Entretanto, foram dias até tomar coragem e surgirem as primeiras linhas. Percebi que nunca tinha sido incentivada a entregar, objetivamente, pensamentos por meio da escrita. Me assustei ao descobrir que um curso de mestrado e doutorado, se contextualizado na realidade brasileira, é um privilégio. Privilégio porque menos de 10% da população têm acesso a esse grau de instrução, infelizmente é a realidade brasileira. E, quando se entra no curso, depois de concorridos e seletivos processos burocráticos que envolvem editais únicos, provas de conhecimentos, língua estrangeira, prova de títulos e entrevistas, uma onda de alívio se estabelece, mas pasmem, é rápida, muito breve. A primeira aula vai chegar!
Na primeira aula não conheci amigo/a que não ficasse paralisado, perdido, e sentindo-se num mundo em que outro idioma parecia ser falado. Deparamo-nos com uma linguagem própria, fala-se de livros, autores, revistas e seus qualis , artigos e publicações. E, observando o conjunto de conversas, logo preocupei-me, pois, parecia ser um lugar para pessoas que não são comuns, talvez seria um lugar para gênios. Que desespero!
E depois das primeiras aulas eu teria que continuar a escrever. A indagação primeira, e agora, o que colocar no papel? Percebi o desafio e a pressão por desempenho, um sentimento primeiro de incapacidade. Duvidei da minha habilidade em redigir uma linha qualquer. Não estava familiarizada com o estilo e o gênero solicitados. E foi árdua a trajetória percorrida para desenhar cada linha. O letramento exigido na Academia, sendo ele uma realidade da Universidade, e à exemplo, podemos citar o desenvolvimento de resenhas, artigos, resumos; ainda parece ser um estranho dever, e o discurso do déficit revela o volume de projetos para superá-lo, se é que realmente exista ou deva existir estatísticas a seguir. Diante do desafio e não tendo outra opção, rabisquei, apaguei, tentei seguir modelos de resenhas, resumos, artigos. Mas não me encontrava em modelos fixos.

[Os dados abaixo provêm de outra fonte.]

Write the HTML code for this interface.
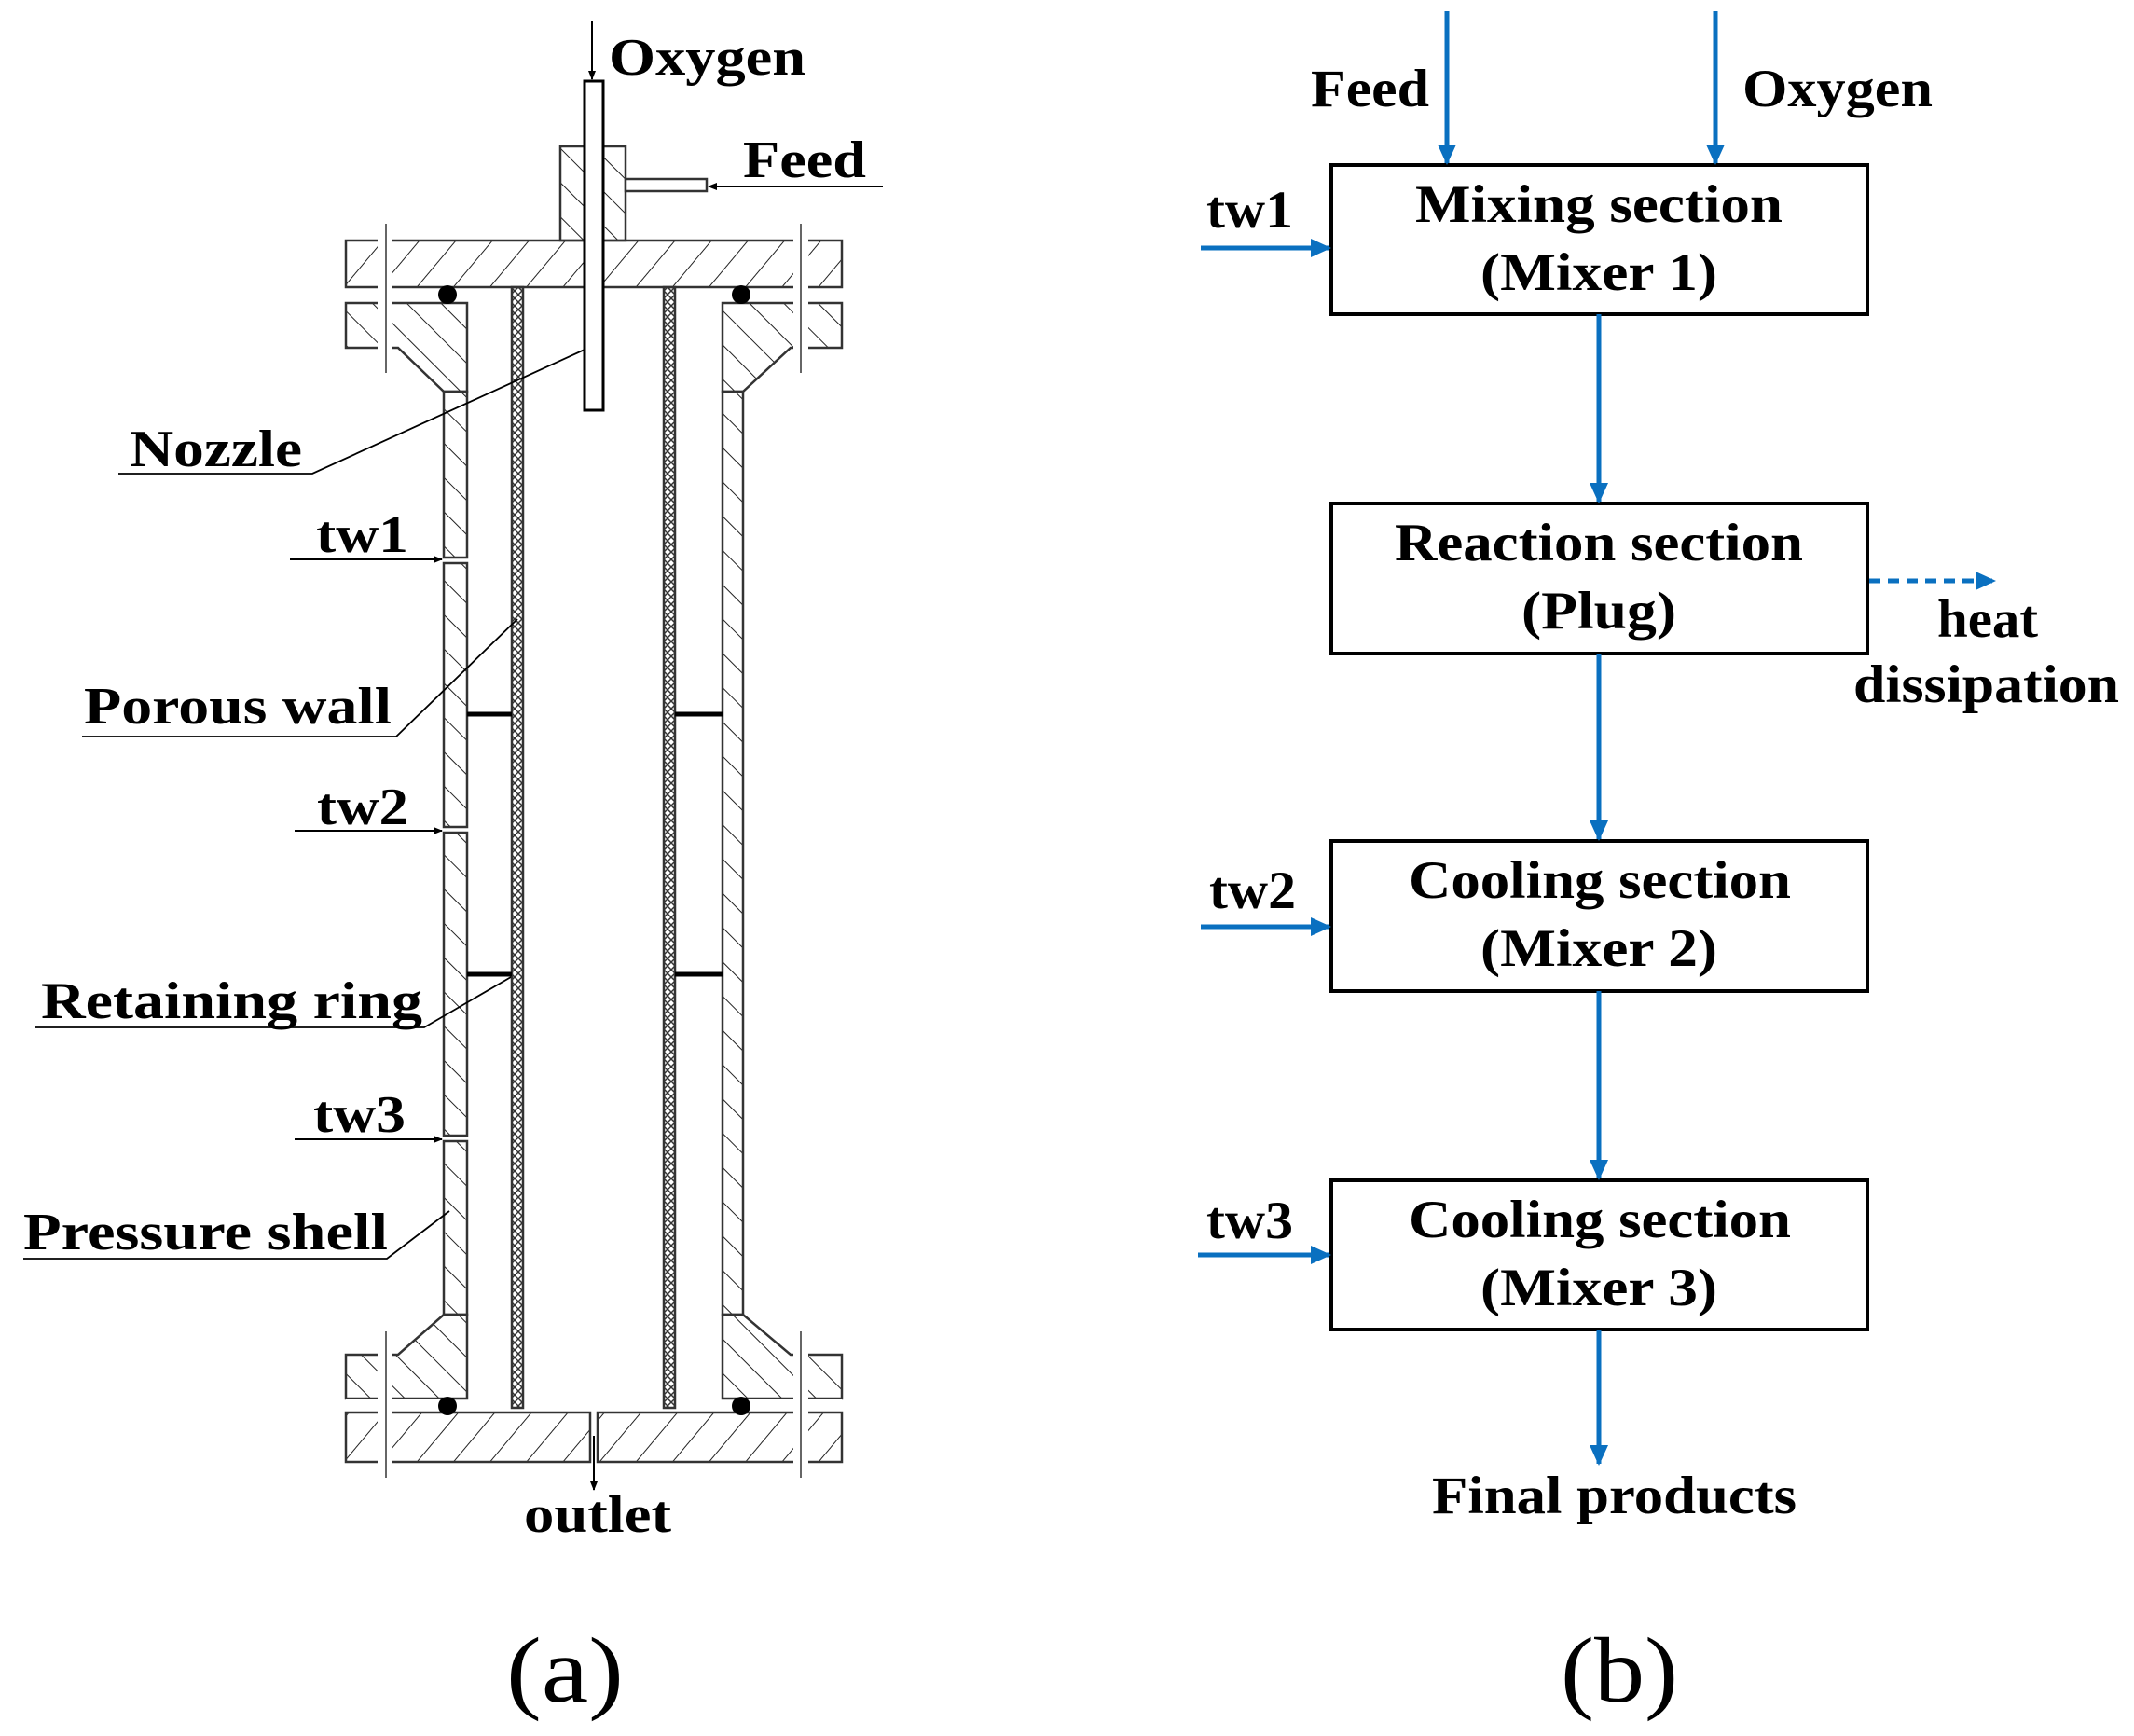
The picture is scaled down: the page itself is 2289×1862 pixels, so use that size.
<!DOCTYPE html>
<html><head><meta charset="utf-8"><style>
html,body{margin:0;padding:0;background:#fff;}
svg{display:block;}
text{font-family:"Liberation Serif",serif;font-weight:bold;fill:#000;}
</style></head><body>
<svg width="2289" height="1862" viewBox="0 0 2289 1862" xmlns="http://www.w3.org/2000/svg">
<defs>
<pattern id="h1" width="30" height="30" patternUnits="userSpaceOnUse" patternTransform="rotate(40)">
<line x1="0" y1="0" x2="0" y2="30" stroke="#222" stroke-width="2"/></pattern>
<pattern id="h2" width="26" height="26" patternUnits="userSpaceOnUse" patternTransform="rotate(-45)">
<line x1="0" y1="0" x2="0" y2="26" stroke="#222" stroke-width="2"/></pattern>
<pattern id="hx" width="8" height="8" patternUnits="userSpaceOnUse">
<path d="M0 0L8 8M8 0L0 8" stroke="#333" stroke-width="1.5"/></pattern>
<marker id="ab" markerWidth="10" markerHeight="10" refX="9" refY="5" orient="auto" markerUnits="userSpaceOnUse">
<path d="M0 1L10 5L0 9Z" fill="#000"/></marker>
<marker id="bb" markerWidth="22" markerHeight="20" refX="20" refY="10" orient="auto" markerUnits="userSpaceOnUse">
<path d="M0 0L22 10L0 20Z" fill="#0a70c0"/></marker>
</defs>

<g stroke="#333" stroke-width="2.5">
<rect x="371" y="258" width="532" height="50" fill="url(#h1)"/>
<rect x="601" y="157" width="70" height="101" fill="url(#h2)"/>
<rect x="671" y="192" width="87" height="13" fill="#fff"/>
<rect x="627" y="87" width="20" height="353" fill="#fff" stroke="#000" stroke-width="3"/>
<path d="M371 325H501V420H476L427 373H371Z" fill="url(#h2)"/>
<path d="M903 325H775V420H797L848 373H903Z" fill="url(#h2)"/>
<rect x="476" y="420" width="25" height="178" fill="url(#h2)"/>
<rect x="476" y="604" width="25" height="283" fill="url(#h2)"/>
<rect x="476" y="893" width="25" height="325" fill="url(#h2)"/>
<rect x="476" y="1224" width="25" height="186" fill="url(#h2)"/>
<rect x="775" y="420" width="22" height="990" fill="url(#h2)"/>
<rect x="549" y="308" width="12" height="1202" fill="url(#hx)"/>
<rect x="712" y="308" width="12" height="1202" fill="url(#hx)"/>
<path d="M371 1453H427L476 1410H501V1500H371Z" fill="url(#h2)"/>
<path d="M903 1453H848L797 1410H775V1500H903Z" fill="url(#h2)"/>
<rect x="371" y="1515" width="262" height="53" fill="url(#h1)"/>
<rect x="641" y="1515" width="262" height="53" fill="url(#h1)"/>
</g>
<g fill="#fff" stroke="none">
<rect x="405" y="256" width="16" height="120"/><rect x="851" y="256" width="16" height="120"/>
<rect x="405" y="1450" width="16" height="122"/><rect x="851" y="1450" width="16" height="122"/>
<rect x="371" y="311" width="105" height="12"/><rect x="800" y="311" width="103" height="12"/>
<rect x="371" y="1501" width="105" height="12"/><rect x="800" y="1501" width="103" height="12"/>
</g>
<g stroke="#333" stroke-width="1.5">
<line x1="414" y1="240" x2="414" y2="400"/><line x1="859" y1="240" x2="859" y2="400"/>
<line x1="414" y1="1428" x2="414" y2="1585"/><line x1="859" y1="1428" x2="859" y2="1585"/>
</g>
<g fill="#000">
<circle cx="480" cy="316" r="10"/><circle cx="795" cy="316" r="10"/>
<circle cx="480" cy="1508" r="10"/><circle cx="795" cy="1508" r="10"/>
</g>
<g stroke="#000" stroke-width="5">
<line x1="501" y1="766" x2="549" y2="766"/><line x1="724" y1="766" x2="775" y2="766"/>
<line x1="501" y1="1045" x2="549" y2="1045"/><line x1="724" y1="1045" x2="775" y2="1045"/>
</g>
<g stroke="#000" stroke-width="2" fill="none">
<line x1="635" y1="22" x2="635" y2="85" marker-end="url(#ab)"/>
<line x1="947" y1="200" x2="760" y2="200" marker-end="url(#ab)"/>
<line x1="637" y1="1540" x2="637" y2="1598" marker-end="url(#ab)"/>
<line x1="311" y1="600" x2="474" y2="600" marker-end="url(#ab)"/>
<line x1="316" y1="891" x2="474" y2="891" marker-end="url(#ab)"/>
<line x1="316" y1="1222" x2="474" y2="1222" marker-end="url(#ab)"/>
<polyline points="127,508 335,508 627,375" stroke-width="1.8"/>
<polyline points="88,790 425,790 555,664" stroke-width="1.8"/>
<polyline points="38,1102 455,1102 548,1048" stroke-width="1.8"/>
<polyline points="25,1350 415,1350 482,1299" stroke-width="1.8"/>
</g>
<g font-size="56" lengthAdjust="spacingAndGlyphs">
<text x="653" y="80" textLength="211" lengthAdjust="spacingAndGlyphs">Oxygen</text>
<text x="797" y="190" textLength="132" lengthAdjust="spacingAndGlyphs">Feed</text>
<text x="139" y="500" textLength="185" lengthAdjust="spacingAndGlyphs">Nozzle</text>
<text x="339" y="592" textLength="99" lengthAdjust="spacingAndGlyphs">tw1</text>
<text x="90" y="776" textLength="330" lengthAdjust="spacingAndGlyphs">Porous wall</text>
<text x="340" y="884" textLength="98" lengthAdjust="spacingAndGlyphs">tw2</text>
<text x="44" y="1092" textLength="409" lengthAdjust="spacingAndGlyphs">Retaining ring</text>
<text x="336" y="1214" textLength="99" lengthAdjust="spacingAndGlyphs">tw3</text>
<text x="25" y="1340" textLength="391" lengthAdjust="spacingAndGlyphs">Pressure shell</text>
<text x="562" y="1643" textLength="158" lengthAdjust="spacingAndGlyphs">outlet</text>
</g>
<text x="543" y="1825" font-size="100" textLength="126" lengthAdjust="spacingAndGlyphs" style="font-weight:normal">(a)</text>

<g stroke="#000" stroke-width="4" fill="#fff">
<rect x="1428" y="177" width="575" height="160"/>
<rect x="1428" y="540" width="575" height="161"/>
<rect x="1428" y="902" width="575" height="161"/>
<rect x="1428" y="1266" width="575" height="160"/>
</g>
<g stroke="#0a70c0" stroke-width="5" fill="none">
<line x1="1552" y1="12" x2="1552" y2="175" marker-end="url(#bb)"/>
<line x1="1840" y1="12" x2="1840" y2="175" marker-end="url(#bb)"/>
<line x1="1715" y1="337" x2="1715" y2="538" marker-end="url(#bb)"/>
<line x1="1715" y1="701" x2="1715" y2="900" marker-end="url(#bb)"/>
<line x1="1715" y1="1063" x2="1715" y2="1264" marker-end="url(#bb)"/>
<line x1="1715" y1="1426" x2="1715" y2="1570" marker-end="url(#bb)"/>
<line x1="1288" y1="266" x2="1426" y2="266" marker-end="url(#bb)"/>
<line x1="1288" y1="994" x2="1426" y2="994" marker-end="url(#bb)"/>
<line x1="1285" y1="1346" x2="1426" y2="1346" marker-end="url(#bb)"/>
<line x1="2005" y1="623" x2="2139" y2="623" stroke-dasharray="12,8" marker-end="url(#bb)"/>
</g>
<g font-size="57">
<text x="1406" y="114" textLength="127" lengthAdjust="spacingAndGlyphs">Feed</text>
<text x="1869" y="114" textLength="204" lengthAdjust="spacingAndGlyphs">Oxygen</text>
<text x="1294" y="244" textLength="93" lengthAdjust="spacingAndGlyphs">tw1</text>
<text x="1297" y="974" textLength="93" lengthAdjust="spacingAndGlyphs">tw2</text>
<text x="1294" y="1328" textLength="93" lengthAdjust="spacingAndGlyphs">tw3</text>
<text x="1518" y="238" textLength="394" lengthAdjust="spacingAndGlyphs">Mixing section</text>
<text x="1588" y="311" textLength="254" lengthAdjust="spacingAndGlyphs">(Mixer 1)</text>
<text x="1496" y="601" textLength="438" lengthAdjust="spacingAndGlyphs">Reaction section</text>
<text x="1632" y="674" textLength="166" lengthAdjust="spacingAndGlyphs">(Plug)</text>
<text x="1511" y="963" textLength="410" lengthAdjust="spacingAndGlyphs">Cooling section</text>
<text x="1588" y="1036" textLength="254" lengthAdjust="spacingAndGlyphs">(Mixer 2)</text>
<text x="1511" y="1327" textLength="410" lengthAdjust="spacingAndGlyphs">Cooling section</text>
<text x="1588" y="1400" textLength="254" lengthAdjust="spacingAndGlyphs">(Mixer 3)</text>
<text x="2078" y="683" textLength="108" lengthAdjust="spacingAndGlyphs">heat</text>
<text x="1988" y="753" textLength="285" lengthAdjust="spacingAndGlyphs">dissipation</text>
<text x="1536" y="1623" textLength="391" lengthAdjust="spacingAndGlyphs">Final products</text>
</g>
<text x="1674" y="1825" font-size="100" textLength="126" lengthAdjust="spacingAndGlyphs" style="font-weight:normal">(b)</text>
</svg>
</body></html>
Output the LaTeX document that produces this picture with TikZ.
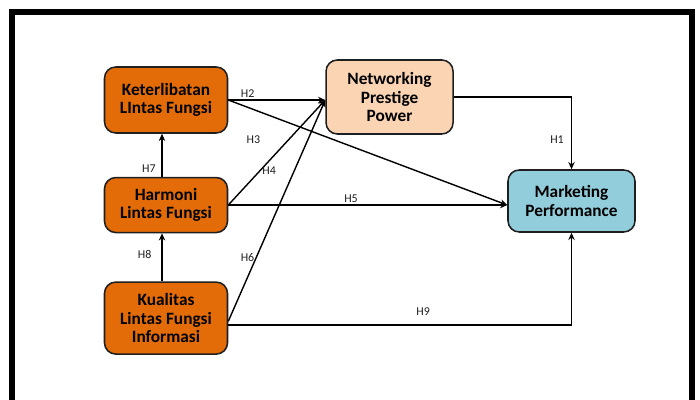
\documentclass[tikz,border=0pt]{standalone}
\usepackage{fontspec}
\setmainfont{Carlito}
\usetikzlibrary{arrows.meta}
\usetikzlibrary{positioning}
\usepackage{xcolor}
\definecolor{burntorange}{HTML}{E36C09}
\definecolor{peach}{HTML}{FBD4B4}
\definecolor{skyblue}{HTML}{92CDDC}
\definecolor{darkline}{HTML}{1F1F1F}

\begin{document}
\begin{tikzpicture}[
        node distance=1.1cm,
        factor/.style={rectangle, draw=darkline, line width=1.1pt, fill=burntorange,
          minimum width=3.075cm, minimum height=1.65cm,
          rounded corners=8pt, align=center,
          font=\fontsize{12.3}{13.3}\selectfont\bfseries},
        mediator/.style={rectangle, draw=darkline, line width=1.1pt, fill=peach,
          minimum width=3.175cm, minimum height=1.85cm,
          rounded corners=8pt, align=center,
          font=\fontsize{12.3}{13.3}\selectfont\bfseries},
        outcome/.style={rectangle, draw=darkline, line width=1.1pt, fill=skyblue,
          minimum width=3.175cm, minimum height=1.55cm,
          rounded corners=8pt, align=center,
          font=\fontsize{12.3}{13.3}\selectfont\bfseries},
        arrow/.style={-{Stealth[length=1.8mm, width=1.6mm]}, line width=1pt, draw=black},
        lbl/.style={font=\fontsize{8.5}{10}\selectfont, text=darkline, inner sep=1pt},
      ]

      % Frame
      \path[use as bounding box, clip] (0,0) rectangle (17.5,-10);
      \draw[line width=0.15cm] (0.3,-0.3) rectangle (17.31,-10.6);

      % Left column
      \node[factor] (ket) at (4.15,-2.5) {Keterlibatan\\LIntas Fungsi};
      \node[factor, below=1.075cm of ket, minimum height=1.375cm] (harm) {Harmoni\\Lintas Fungsi};
      \node[factor, below=1.2cm of harm, minimum height=1.8cm] (kual) {Kualitas\\Lintas Fungsi\\Informasi};

      % Mediator
      \node[mediator, right=2.425cm of ket, yshift=0.075cm] (net) {Networking\\Prestige\\Power};

      % Outcome
      \node[outcome] (mkt) at (14.2875,-5.025) {Marketing\\Performance};

      % Entry points
      \coordinate (netin) at (net.west |- ket.east);
      \coordinate (mktin) at (mkt.west |- harm.east);

      % Arrows
      \draw[arrow] (net.east) -| node[lbl, pos=0.795, left=4pt] {H1} (mkt.north);
      \draw[arrow] (ket.east) -- node[lbl, pos=0.2, above] {H2} (netin);
      \draw[arrow] (ket.east) -- node[lbl, pos=0.09, below=0.6cm] {H3} (mktin);
      \draw[arrow] (harm.east) -- node[lbl, pos=0.33, right] {H4} (netin);
      \draw[arrow] (harm.east) -- node[lbl, pos=0.44, above] {H5} (mktin);
      \draw[arrow] ([yshift=-0.08cm]kual.east) -- node[lbl, pos=0.29, left] {H6} (netin);
      \draw[arrow] ([xshift=-0.1cm]harm.north) -- node[lbl, pos=0.2, left=3pt] {H7} ([xshift=-0.1cm]ket.south);
      \draw[arrow] ([xshift=-0.1cm]kual.north) -- node[lbl, pos=0.55, left=6pt] {H8} ([xshift=-0.1cm]harm.south);
      \draw[arrow] ([yshift=-0.17cm]kual.east) -| node[lbl, pos=0.284, above=5pt] {H9} (mkt.south);

      \end{tikzpicture}
\end{document}
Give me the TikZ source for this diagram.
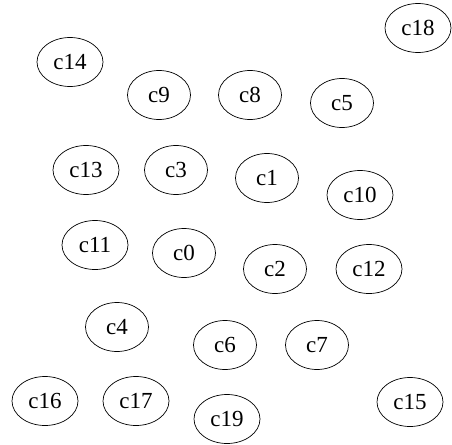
\documentclass[tikz,border=0pt]{standalone}
\usepackage{fontspec}
\setmainfont{Liberation Serif}
\usetikzlibrary{shapes.geometric}

\begin{document}
\begin{tikzpicture}[x=1pt, y=-1pt,
        cell/.style={ellipse, draw=black, line width=0.7pt, inner sep=0pt,
                     minimum width=63pt, minimum height=49pt,
                     font=\fontsize{23}{27}\selectfont},
        cellw/.style={cell, minimum width=66pt}]
    \useasboundingbox (0,0) rectangle (452,444);
    % top rows
    \node[cellw] (c18) at (418,28)  {c18};
    \node[cellw] (c14) at (70,62)   {c14};
    \node[cell]  (c9)  at (159,95)  {c9};
    \node[cell]  (c8)  at (250,95)  {c8};
    \node[cell]  (c5)  at (342,103) {c5};
    \node[cellw] (c13) at (86,170)  {c13};
    \node[cell]  (c3)  at (176,170) {c3};
    \node[cell]  (c1)  at (267,178) {c1};
    \node[cellw] (c10) at (360,195) {c10};
    % middle rows
    \node[cellw] (c11) at (95,245)  {c11};
    \node[cell]  (c0)  at (184,253) {c0};
    \node[cell]  (c2)  at (275,269) {c2};
    \node[cellw] (c12) at (369,269) {c12};
    \node[cell]  (c4)  at (117,327) {c4};
    \node[cell]  (c6)  at (225,345) {c6};
    \node[cell]  (c7)  at (317,345) {c7};
    % bottom row
    \node[cellw] (c16) at (45,401)  {c16};
    \node[cellw] (c17) at (136,401) {c17};
    \node[cellw] (c19) at (227,419) {c19};
    \node[cellw] (c15) at (410,402) {c15};
\end{tikzpicture}
\end{document}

Resolvi arriscar, procurar me encontrar na escrita, me enxergar mesmo que de forma simples, sem a rigidez acadêmica, numa escrita talvez rebelde, por ser apenas minha, enquanto forma de produzir. E é desta forma que tenho escrito. Não procurando ser o gênio da Academia, mas reagindo individualmente aos textos e livros que leio, reflito e estudo. Uma escrita que em alguns momentos não está conformada nos padrões das normas e que talvez seja vista como uma deficiência a ser resolvida, uma lacuna gramatical ou de estilo?
Alguns mestres aceitam, outros rabiscam, uns compreendem, outros diminuem a nota, e alguns iluminam o trajeto incentivando e guiando os rumos, esses poucos incentivaram-me a construir um processo de compreensão sobre as exigências estabelecidas e minha identidade de escritora, que também desvela um enredo de reaprender a escrever. Sigo, e todas podemos seguir, pois, de certa forma, nessas escritas rebeldes, procuramos e sonhamos com mais liberdade, solidariedade e humildade.
A inclusão também se dá por meio da escrita, da leitura e incentivo a todas as mulheres. Podemos produzir nossos textos e por meio da pesquisa ampliar novas formas de reescrever no mestrado e doutorado, sem etarismos, exclusões e afastamentos.
Referência: RIBEIRO. Marli Dias. Por uma escrita rebelde no stricto sensu. AVÁ Editora. Brasília DF, 2018.